In Fig. 4, $1/T_{1}$ measured at $24$ T is shown together with the result at low field. In $H_{\perp}$ we observed a peak in $1/T_{1}$ at $T^{\ast}$ and $T^{3}$ temperature dependence below $T^{\ast}$ even at $24$ T. The peak temperature increases to $9$ K in $24$ T probably due to the weakly ferromagnetic nature of $Q=0$ state. To reveal the origin of the increase in $T^{\ast}$ in high magnetic fields, further experiments are necessary. In $H_{||}$ the peak at $T^{\ast}$ is strongly suppressed, and the $T^{3}$ behavior appears in a narrow temperature range just below $T^{\ast}$. Then the deviation from $T^{3}$ behavior was observed below $5$ K. From these results we suggest that the zero mode is more strongly suppressed by fields compared with the dispersive spin-wave contribution because of the small energy scale relevant to the flat band.

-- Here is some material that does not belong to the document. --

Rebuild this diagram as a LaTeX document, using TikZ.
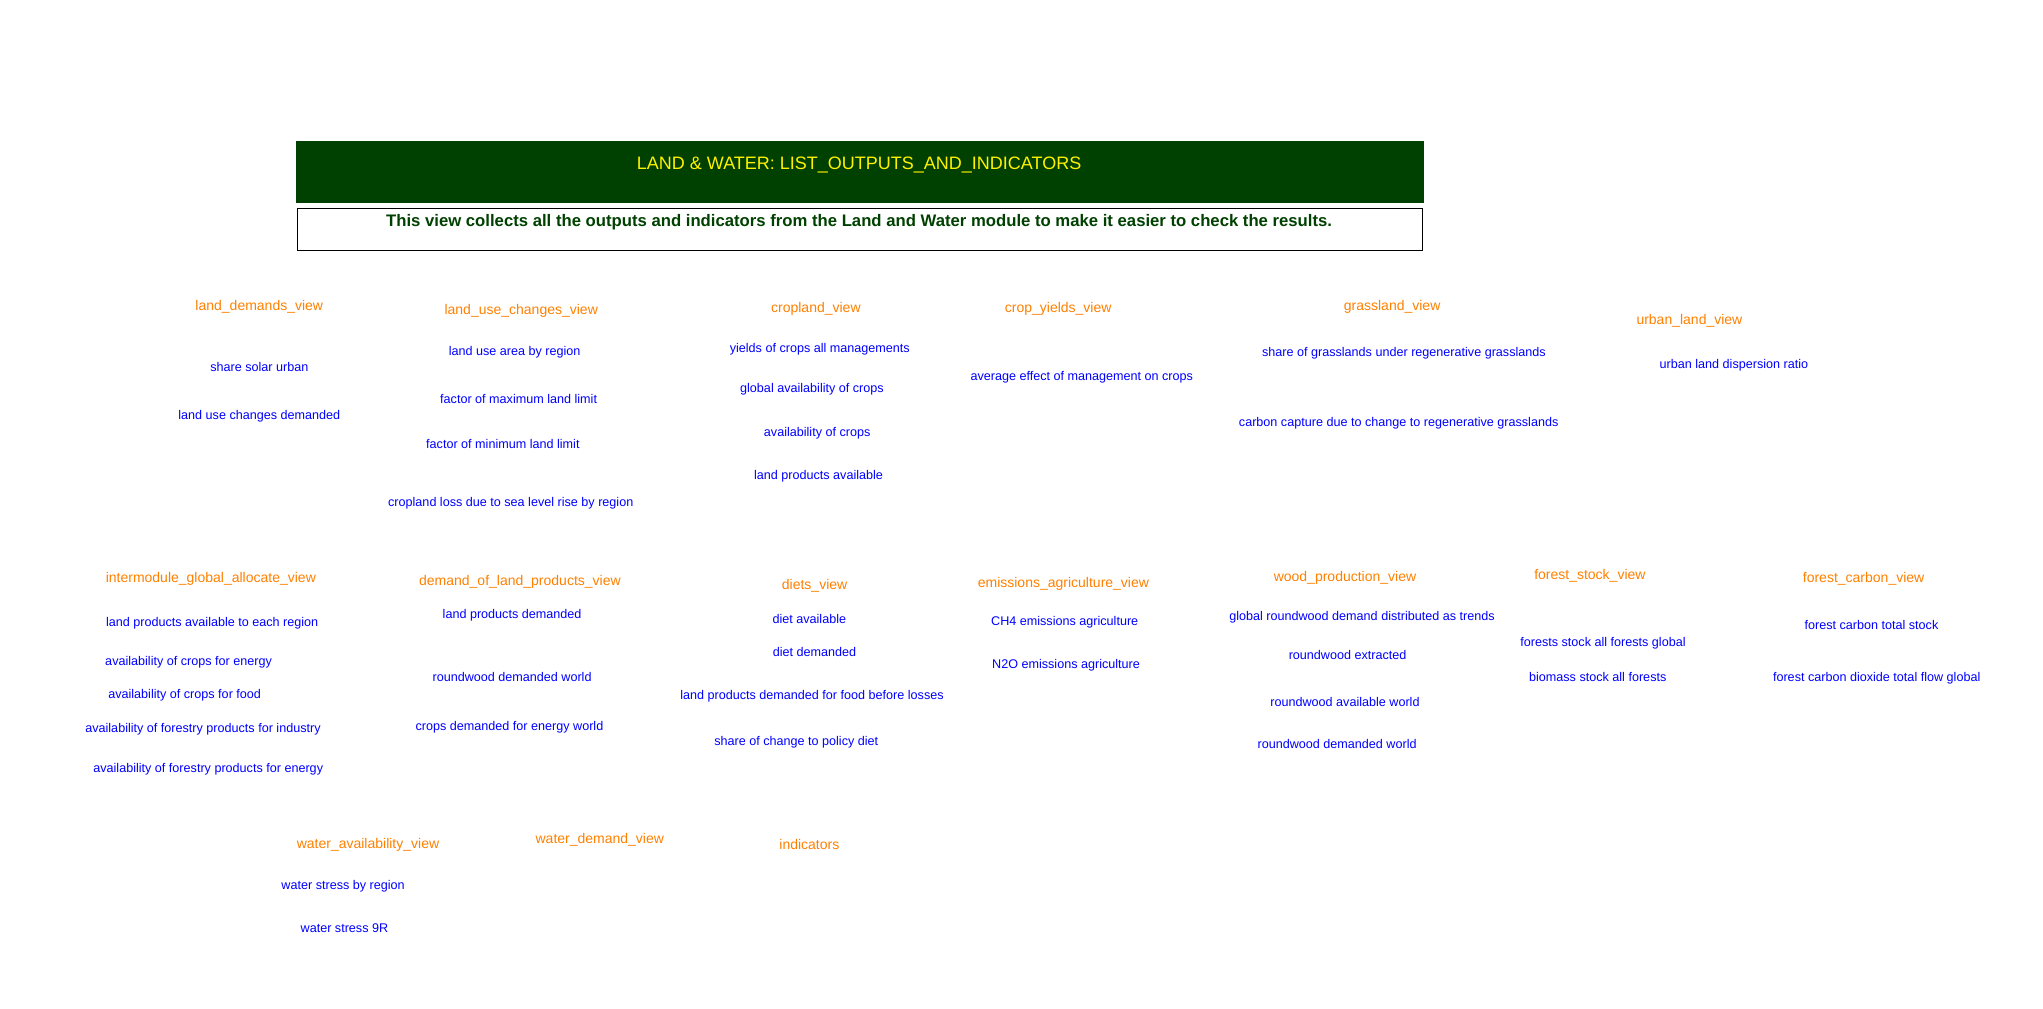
\documentclass[tikz,border=0pt]{standalone}
\usepackage{fontspec}
\setmainfont{Liberation Sans}
\usetikzlibrary{positioning}

\definecolor{hdgreen}{RGB}{0,64,0}
\definecolor{viewor}{RGB}{255,128,0}
\definecolor{varblue}{RGB}{0,0,255}

\tikzset{
  viewname/.style={text=viewor, font=\fontsize{14}{16}\selectfont, inner sep=1pt},
  varname/.style={text=varblue, font=\fontsize{12.6}{14}\selectfont, inner sep=1pt}
}

\begin{document}
\begin{tikzpicture}[x=1.3096pt, y=-1.3096pt]
  \useasboundingbox (0,0) rectangle (1560,770);
  % header
  \fill[hdgreen] (226,108) rectangle (1087,155);
  \node[text=yellow, font=\fontsize{18}{20}\selectfont] (title) at (656,126) {LAND \& WATER: LIST\_OUTPUTS\_AND\_INDICATORS};
  \draw[line width=0.8pt] (227,159) rectangle (1086,191);
  \node[text=hdgreen, font=\bfseries\fontsize{16.7}{19}\selectfont] (descr) at (656,170) {This view collects all the outputs and indicators from the Land and Water module to make it easier to check the results.};

  % first row of views
  \node[viewname] (landdem) at (198,234) {land\_demands\_view};
  \node[varname] (solarurb) at (198,280) {share solar urban};
  \node[varname] (lucdem) at (198,318) {land use changes demanded};

  \node[viewname] (luc) at (398,237) {land\_use\_changes\_view};
  \node[varname] (luarea) at (393,269) {land use area by region};
  \node[varname] (maxlim) at (396,305) {factor of maximum land limit};
  \node[varname] (minlim) at (384,339) {factor of minimum land limit};
  \node[varname] (sealoss) at (390,384) {cropland loss due to sea level rise by region};

  \node[viewname] (cropland) at (623,236) {cropland\_view};
  \node[varname] (yields) at (626,267) {yields of crops all managements};
  \node[varname] (globcrops) at (620,297) {global availability of crops};
  \node[varname] (availcrops) at (624,331) {availability of crops};
  \node[varname] (lpavail) at (625,364) {land products available};

  \node[viewname] (cropyld) at (808,236) {crop\_yields\_view};
  \node[varname] (mgmteff) at (826,288) {average effect of management on crops};

  \node[viewname] (grass) at (1063,234) {grassland\_view};
  \node[varname] (regengr) at (1072,270) {share of grasslands under regenerative grasslands};
  \node[varname] (ccapt) at (1068,323) {carbon capture due to change to regenerative grasslands};

  \node[viewname] (urban) at (1290,245) {urban\_land\_view};
  \node[varname] (dispers) at (1324,279) {urban land dispersion ratio};

  % second row of views
  \node[viewname] (intermod) at (161,442) {intermodule\_global\_allocate\_view};
  \node[varname] (lpregion) at (162,476) {land products available to each region};
  \node[varname] (cropsen) at (144,506) {availability of crops for energy};
  \node[varname] (cropsfood) at (141,531) {availability of crops for food};
  \node[varname] (forind) at (155,557) {availability of forestry products for industry};
  \node[varname] (foren) at (159,587) {availability of forestry products for energy};

  \node[viewname] (demlp) at (397,444) {demand\_of\_land\_products\_view};
  \node[varname] (lpdem) at (391,470) {land products demanded};
  \node[varname] (rwdemw) at (391,517) {roundwood demanded world};
  \node[varname] (cropendem) at (389,555) {crops demanded for energy world};

  \node[viewname] (diets) at (622,447) {diets\_view};
  \node[varname] (dietav) at (618,473) {diet available};
  \node[varname] (dietdem) at (622,498) {diet demanded};
  \node[varname] (lpfood) at (620,532) {land products demanded for food before losses};
  \node[varname] (policydiet) at (608,567) {share of change to policy diet};

  \node[viewname] (emis) at (812,446) {emissions\_agriculture\_view};
  \node[varname] (chfour) at (813,475) {CH4 emissions agriculture};
  \node[varname] (ntwoo) at (814,508) {N2O emissions agriculture};

  \node[viewname] (wood) at (1027,441) {wood\_production\_view};
  \node[varname] (rwtrends) at (1040,471) {global roundwood demand distributed as trends};
  \node[varname] (rwextr) at (1029,500) {roundwood extracted};
  \node[varname] (rwavail) at (1027,536) {roundwood available world};
  \node[varname] (rwdemw2) at (1021,568) {roundwood demanded world};

  \node[viewname] (fstock) at (1214,440) {forest\_stock\_view};
  \node[varname] (fstockglob) at (1224,491) {forests stock all forests global};
  \node[varname] (biomass) at (1220,517) {biomass stock all forests};

  \node[viewname] (fcarbon) at (1423,442) {forest\_carbon\_view};
  \node[varname] (fctotal) at (1429,477) {forest carbon total stock};
  \node[varname] (fcflow) at (1433,518) {forest carbon dioxide total flow global};

  % third row of views
  \node[viewname] (wavail) at (281,645) {water\_availability\_view};
  \node[varname] (wstress) at (262,677) {water stress by region};
  \node[varname] (wstressnine) at (263,709) {water stress 9R};

  \node[viewname] (wdem) at (458,641) {water\_demand\_view};
  \node[viewname] (indic) at (618,645) {indicators};
\end{tikzpicture}
\end{document}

The heat capacity measurement also suggests that the $T$-linear contribution is suppressed by fields of about $10$ T. yoshida-JPSJ86

The zero mode from the $\sqrt{3}\times\sqrt{3}$ state is understood as the local excitations of six spins surrounding one hexagon. harris-PRB45 [Fig. 5 (a)] Such local excitation without any long range propagation will contribute to a temperature independent $1/T_{1}$ as in the case of free spins. In contrast, the zero mode from the $Q=0$ state forms a chain structure [Fig. 5 (b)], which would introduce a power-law temperature dependence defined by the evolution of the coherence length. We propose that the low-energy excitations in Ca-kapellasite can be understood as the superposed one-dimensional chains weakly connected by long range interactions $J_{2}$, $J_{d}$. Further experiment is required to directly observe the low-energy magnon dispersion, and possibly additional continuum excitations originating from weakly dispersing low-energy band.

To summarize, we found the anisotropic spectrum broadening in the ordered state of Ca-kapellasite, which is consistently explained as the negative-chirality $Q=0$ state. From the $1/T_{1}$ measurement in $H_{||}$ and $H_{\perp}$ we conclude that the in-plane component of the low-energy magnetic excitations are dominated by the spin-wave contribution. Moreover, we unveiled weaker temperature dependence for the magnetic excitations along the $c$ axis. These nontrivial excitations are consistent with the finite susceptibility along $c$ axis and also $T$-linear contribution to the heat capacity. We suggest that these excitations can be generated from the flat band in the kagome antiferromagnet when it obtains a weak dispersion due to long range interactions.